Il rito civile è chiaramente più diffuso nelle seconde nozze (95,0%), essendo spesso una scelta obbligata , e nei matrimoni con almeno uno sposo straniero (91,2% contro 52,7% dei matrimoni di sposi entrambi italiani).
Il report rileva anche che l'Italia esercita una forte attrazione per numerosi cittadini residenti all’estero, soprattutto in paesi a sviluppo economico avanzato, che scelgono il Bel Paese come luogo di celebrazione delle nozze. Nel 2023 si rilevano 3.337 nozze tra sposi entrambi stranieri e non residenti, quasi il 2% di tutti i matrimoni.

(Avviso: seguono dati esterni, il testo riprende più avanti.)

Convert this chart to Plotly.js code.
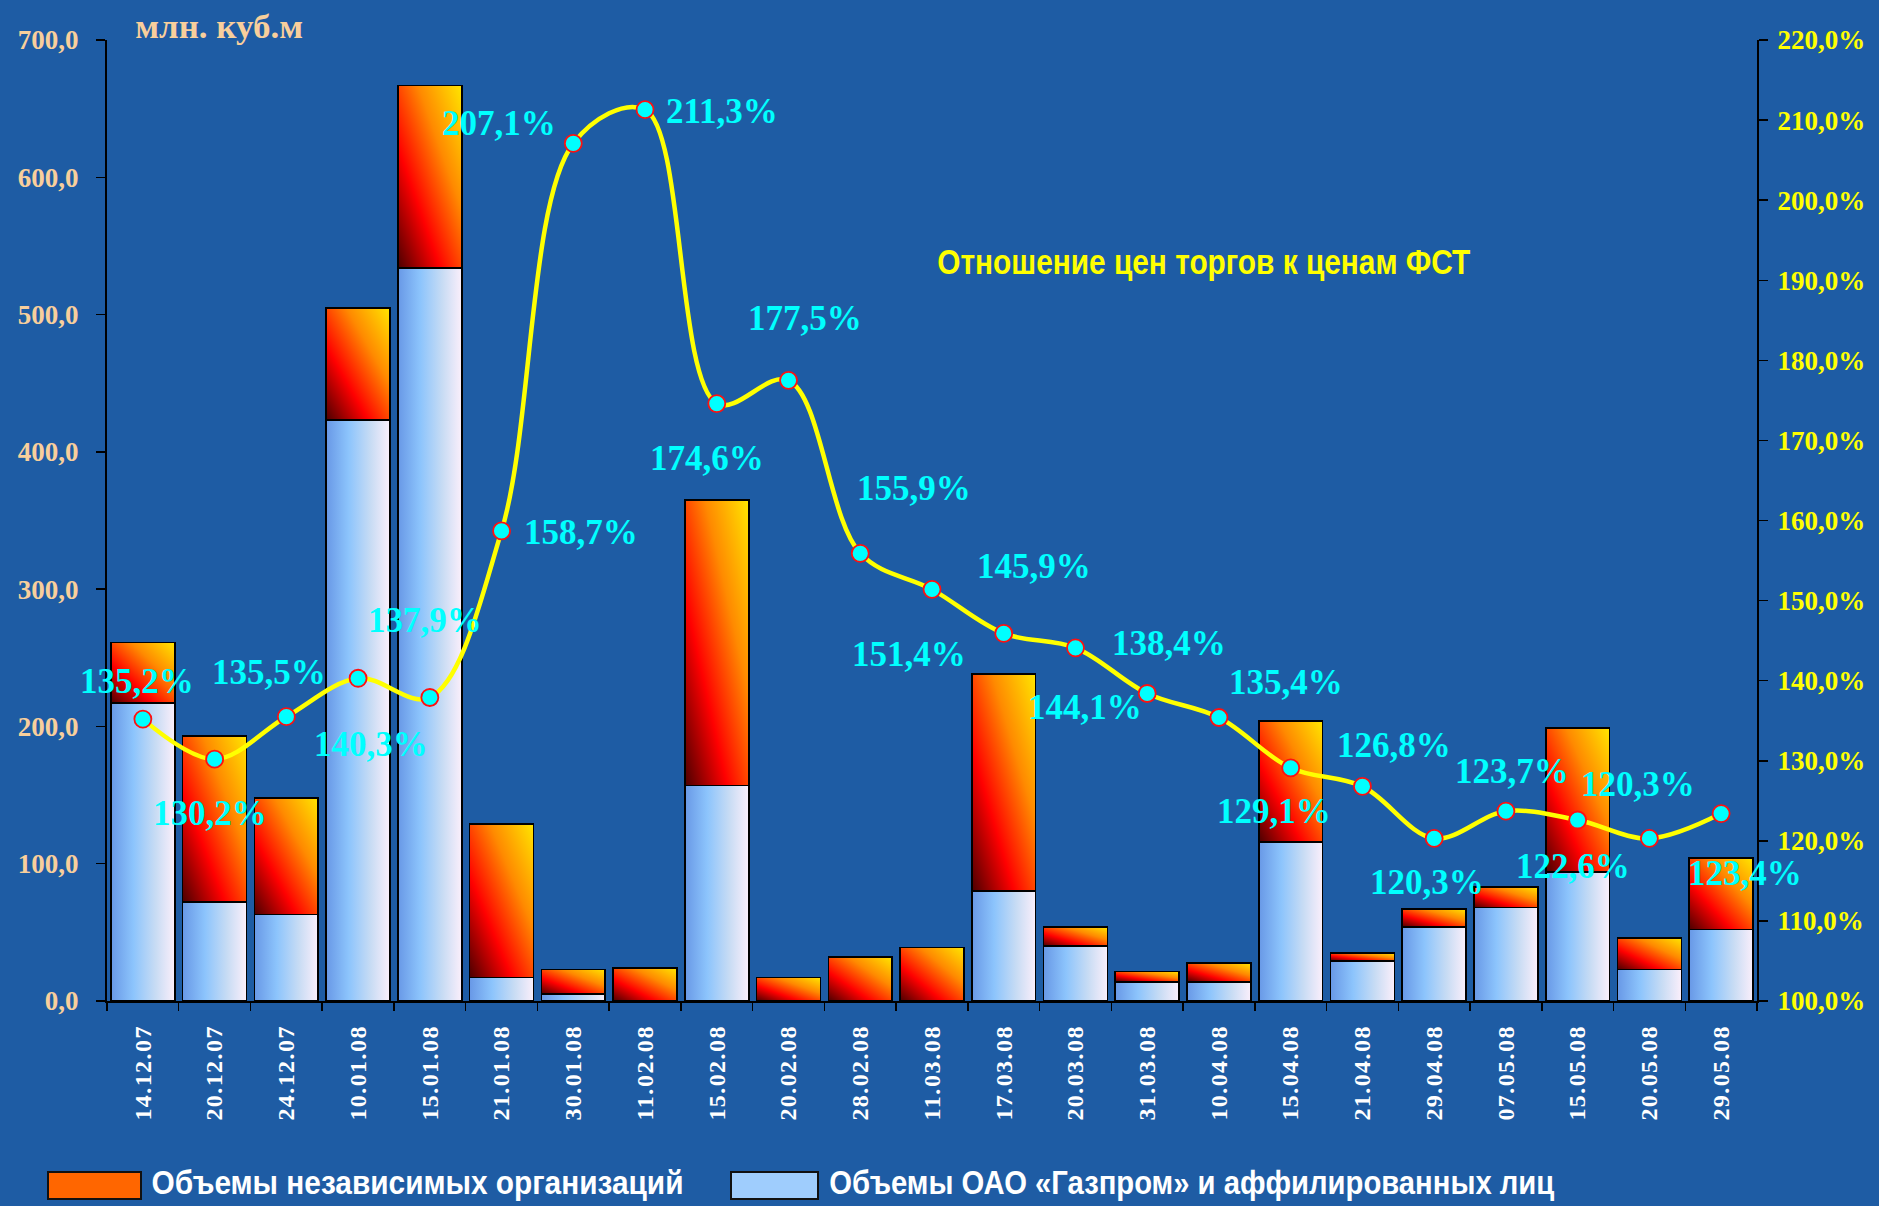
<!DOCTYPE html>
<html>
<head>
<meta charset="utf-8">
<script src="https://cdn.plot.ly/plotly-3.0.1.min.js"></script>
<style>
html,body{margin:0;padding:0;background:#1e5ca4;}
#chart{width:1879px;height:1206px;}
</style>
</head>
<body>
<div id="chart"></div>
<script>
// ---- data ----
const categories = ['14.12.07','20.12.07','24.12.07','10.01.08','15.01.08','21.01.08','30.01.08','11.02.08','15.02.08','20.02.08','28.02.08','11.03.08','17.03.08','20.03.08','31.03.08','10.04.08','15.04.08','21.04.08','29.04.08','07.05.08','15.05.08','20.05.08','29.05.08'];
const gazpromVolumes = [217, 72, 63, 423, 534, 17, 5, 0, 157, 0, 0, 0, 80, 40, 14, 14, 116, 29, 54, 68, 94, 23, 52];
const independentVolumes = [44, 121, 85, 82, 133, 112, 18, 24, 208, 17, 32, 39, 158, 14, 7.5, 13.5, 88, 6, 13, 15, 105, 23, 52];
const priceRatio = [135.2, 130.2, 135.5, 140.3, 137.9, 158.7, 207.1, 211.3, 174.6, 177.5, 155.9, 151.4, 145.9, 144.1, 138.4, 135.4, 129.1, 126.8, 120.3, 123.7, 122.6, 120.3, 123.4];
const legendLabels = ['Объемы независимых организаций', 'Объемы ОАО «Газпром» и аффилированных лиц'];
const lineTitle = 'Отношение цен торгов к ценам ФСТ';
const unitTitle = 'млн. куб.м';

// ---- label placement (pixel offsets, style only) ----
const labelShift = [[-6,38],[-5,-54],[-17,44],[13,-66],[-5,77],[79,-2],[-74,20],[77,-2],[-10,-55],[16,62],[54,65],[-23,-65],[30,67],[10,-60],[22,50],[67,35],[-17,-44],[32,41],[-7,-44],[6,40],[-5,-46],[-11,54],[24,-60]];

const W = 1879, H = 1206, ML = 107, MR = 122, MT = 40, MB = 205;
const PW = W - ML - MR, PH = H - MT - MB;
const px = x => (x - ML) / PW;
const py = y => (H - MB - y) / PH;

const bg = '#1e5ca4';
const serif = 'Liberation Serif, Times New Roman, serif';
const sans = 'Liberation Sans, Arial, sans-serif';

const fmt = v => v.toFixed(1).replace('.', ',') + '%';

const traces = [
  {
    type: 'bar', x: categories, y: gazpromVolumes, name: legendLabels[1],
    marker: {color: '#9cc8f8', line: {color: '#000', width: 1.6}},
    showlegend: false, hoverinfo: 'skip'
  },
  {
    type: 'bar', x: categories, y: independentVolumes, name: legendLabels[0],
    marker: {color: '#ff5500', line: {color: '#000', width: 1.6}},
    showlegend: false, hoverinfo: 'skip'
  },
  {
    type: 'scatter', mode: 'lines+markers', x: categories, y: priceRatio, yaxis: 'y2',
    line: {color: '#ffff00', width: 4.5, shape: 'spline', smoothing: 1},
    marker: {color: '#00ffff', size: 17, line: {color: '#ff1010', width: 1.8}},
    showlegend: false, hoverinfo: 'skip'
  }
];

const annotations = priceRatio.map((v, i) => ({
  x: categories[i], y: v, xref: 'x', yref: 'y2', text: fmt(v), showarrow: false,
  xanchor: 'center', yanchor: 'middle',
  xshift: labelShift[i][0], yshift: labelShift[i][1],
  font: {family: serif, size: 35, color: '#00ffff', weight: 'bold'}
}));

// fitted text: [text, centre x px, centre y px, target width px, font]
const fitted = [
  [lineTitle, 1204, 261, 533, {family: sans, size: 35, color: '#ffff00', weight: 'bold'}],
  [unitTitle, 219, 27, 168, {family: serif, size: 33, color: '#f8cf9c', weight: 'bold'}],
  [legendLabels[0], 417, 1182, 532, {family: sans, size: 34, color: '#ffffff', weight: 'bold'}],
  [legendLabels[1], 1192, 1182, 725, {family: sans, size: 34, color: '#ffffff', weight: 'bold'}]
];
fitted.forEach(f => annotations.push({
  xref: 'paper', yref: 'paper', x: px(f[1]), y: py(f[2]), xanchor: 'center', yanchor: 'middle',
  text: f[0], showarrow: false, font: f[4]
}));

const shapes = [
  {type: 'rect', xref: 'paper', yref: 'paper', x0: px(48), x1: px(141), y0: py(1199), y1: py(1172),
   fillcolor: '#ff6600', line: {color: '#111', width: 2}},
  {type: 'rect', xref: 'paper', yref: 'paper', x0: px(731), x1: px(818), y0: py(1199), y1: py(1172),
   fillcolor: '#9fcdfd', line: {color: '#111', width: 2}}
];

const layout = {
  width: W, height: H,
  margin: {l: ML, r: MR, t: MT, b: MB, pad: 0},
  paper_bgcolor: bg, plot_bgcolor: bg,
  barmode: 'stack', bargap: 0.11,
  separators: ', ',
  showlegend: false,
  xaxis: {
    type: 'category', range: [-0.5, categories.length - 0.5], autorange: false,
    tickangle: -90, tickson: 'boundaries',
    ticks: 'outside', ticklen: 8, tickwidth: 1.5, tickcolor: '#000',
    showline: true, linecolor: '#000', linewidth: 2, showgrid: false, zeroline: false,
    ticklabelstandoff: 14,
    tickfont: {family: serif, size: 24, color: '#ffffff', weight: 'bold'}
  },
  yaxis: {
    range: [0, 700], autorange: false, dtick: 100, tickformat: '.1f',
    ticks: 'outside', ticklen: 9, tickwidth: 1.5, tickcolor: '#000',
    showline: true, linecolor: '#000', linewidth: 2, showgrid: false, zeroline: false,
    ticklabelstandoff: 12,
    tickfont: {family: serif, size: 27, color: '#f8cf9c', weight: 'bold'}
  },
  yaxis2: {
    range: [100, 220], autorange: false, dtick: 10, tickformat: '.1f', ticksuffix: '%',
    overlaying: 'y', side: 'right',
    ticks: 'outside', ticklen: 9, tickwidth: 1.5, tickcolor: '#000',
    showline: true, linecolor: '#000', linewidth: 2, showgrid: false, zeroline: false,
    ticklabelstandoff: 4,
    tickfont: {family: serif, size: 27, color: '#ffff00', weight: 'bold'}
  },
  annotations: annotations,
  shapes: shapes
};

function finish(gd) {
  const ns = 'http://www.w3.org/2000/svg';
  const svg = gd.querySelector('svg.main-svg');
  const defs = document.createElementNS(ns, 'defs');
  function grad(id, x1, y1, x2, y2, stops) {
    const g = document.createElementNS(ns, 'linearGradient');
    g.setAttribute('id', id);
    g.setAttribute('x1', x1); g.setAttribute('y1', y1);
    g.setAttribute('x2', x2); g.setAttribute('y2', y2);
    stops.forEach(s => {
      const st = document.createElementNS(ns, 'stop');
      st.setAttribute('offset', s[0]);
      st.setAttribute('stop-color', s[1]);
      g.appendChild(st);
    });
    defs.appendChild(g);
  }
  grad('gBlue', 0, 0, 1, 0, [[0, '#6898e6'], [0.35, '#8cc4fc'], [0.7, '#c8dcf4'], [1, '#fbeffb']]);
  grad('gOrange', 0, 1, 1, 0, [[0, '#4a0000'], [0.33, '#ff0000'], [0.66, '#ff8a00'], [1, '#ffe600']]);
  svg.insertBefore(defs, svg.firstChild);
  const barTraces = gd.querySelectorAll('.barlayer .trace');
  if (barTraces[0]) barTraces[0].querySelectorAll('path').forEach(p => { p.style.fill = 'url(#gBlue)'; });
  if (barTraces[1]) barTraces[1].querySelectorAll('path').forEach(p => { p.style.fill = 'url(#gOrange)'; });

  // squeeze / stretch texts to the widths seen in the reference
  gd.querySelectorAll('text.annotation-text').forEach(t => {
    const f = fitted.find(ff => ff[0] === t.textContent);
    if (f) {
      t.setAttribute('textLength', f[3]);
      t.setAttribute('lengthAdjust', 'spacingAndGlyphs');
    }
  });
  gd.querySelectorAll('.xtick text').forEach(t => {
    t.setAttribute('textLength', 94);
    t.setAttribute('lengthAdjust', 'spacing');
  });
}

Plotly.newPlot('chart', traces, layout, {displayModeBar: false, staticPlot: true}).then(finish);
</script>
</body>
</html>
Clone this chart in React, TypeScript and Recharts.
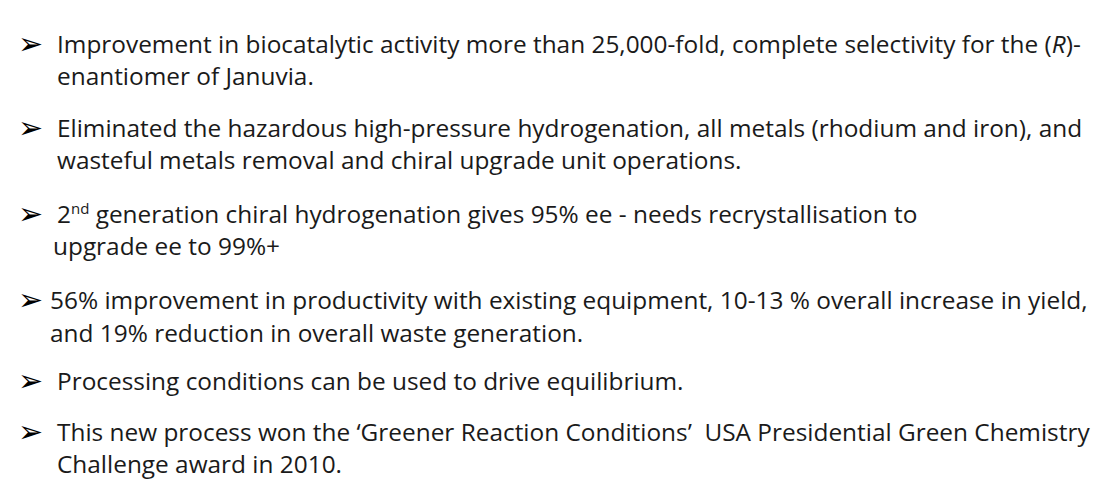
import React from 'react';
import { Surface } from 'recharts';

// Each bullet: list of lines; each line is a list of [text, style] runs
type Run = [string, '' | 'i' | 'sup'];
const bulletX = [18, 18, 18, 18, 18, 18];
const textX = [57, 57, 57, 50, 57, 57];
const lineY = [
  [53, 85],
  [137, 169],
  [223, 255],
  [309, 342],
  [390],
  [441, 473],
];
const bullets: Run[][][] = [
  [
    [['Improvement in biocatalytic activity more than 25,000-fold, complete selectivity for the (', ''], ['R', 'i'], [')-', '']],
    [['enantiomer of Januvia.', '']],
  ],
  [
    [['Eliminated the hazardous high-pressure hydrogenation, all metals (rhodium and iron), and', '']],
    [['wasteful metals removal and chiral upgrade unit operations.', '']],
  ],
  [
    [['2', ''], ['nd', 'sup'], [' generation chiral hydrogenation gives 95% ee - needs recrystallisation to', '']],
    [['upgrade ee to 99%+', '']],
  ],
  [
    [['56% improvement in productivity with existing equipment, 10-13 % overall increase in yield,', '']],
    [['and 19% reduction in overall waste generation.', '']],
  ],
  [[['Processing conditions can be used to drive equilibrium.', '']]],
  [
    [['This new process won the \u2018Greener Reaction Conditions\u2019  USA Presidential Green Chemistry', '']],
    [['Challenge award in 2010.', '']],
  ],
];
const secondLineX = [57, 57, 53, 50, 57, 57];

export default function App() {
  return (
    <div style={{ position: 'fixed', left: 0, top: 0, width: 1094, height: 496, background: '#fff' }}>
      <Surface width={1094} height={496}>
        {bullets.map((lines, b) => (
          <g key={b}>
            <text x={bulletX[b]} y={lineY[b][0] + 1} fontFamily="DejaVu Sans" fontSize={30} fill="#000">
              {'\u27A2'}
            </text>
            {lines.map((runs, l) => (
              <text
                key={l}
                x={l === 0 ? textX[b] : secondLineX[b]}
                y={lineY[b][l]}
                fontFamily="Open Sans"
                fontSize={20.5}
                textLength={undefined}
                fill="#1a1a1a"
                style={{ whiteSpace: 'pre', fontSize: '24.4px' }}
              >
                {runs.map(([t, s], k) => (
                  <tspan
                    key={k}
                    fontStyle={s === 'i' ? 'italic' : undefined}
                    style={s === 'sup' ? { fontSize: '15px' } : undefined}
                    dy={s === 'sup' ? -9 : k > 0 && runs[k - 1][1] === 'sup' ? 9 : undefined}
                  >
                    {t}
                  </tspan>
                ))}
              </text>
            ))}
          </g>
        ))}
      </Surface>
    </div>
  );
}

A partire dal 2020 questa tipologia di nozze (coppie di entrambi stranieri e non residenti) aveva subito una consistente flessione a causa delle restrizioni imposte alla mobilità internazionale, passando dai 4.094 del 2019 ai 918 del 2020 (-77,6%); nel 2021 si è avviata una fase di ripresa (1.574) consolidatasi negli anni successivi.
Il mutamento nei modelli culturali - si legge ancora - nonché l’effetto di molteplici fattori quali l’aumento diffuso della scolarizzazione e l’allungamento dei tempi formativi, le difficoltà nell’ingresso nel mondo del lavoro e la condizione di precarietà del lavoro stesso hanno comportato, negli anni, una progressiva posticipazione del calendario di uscita dalla famiglia di origine. La
quota di giovani che resta nella famiglia di origine fino alla soglia dei 35 anni è pari al 61,2%, quasi tre punti percentuali in più in circa 20 anni.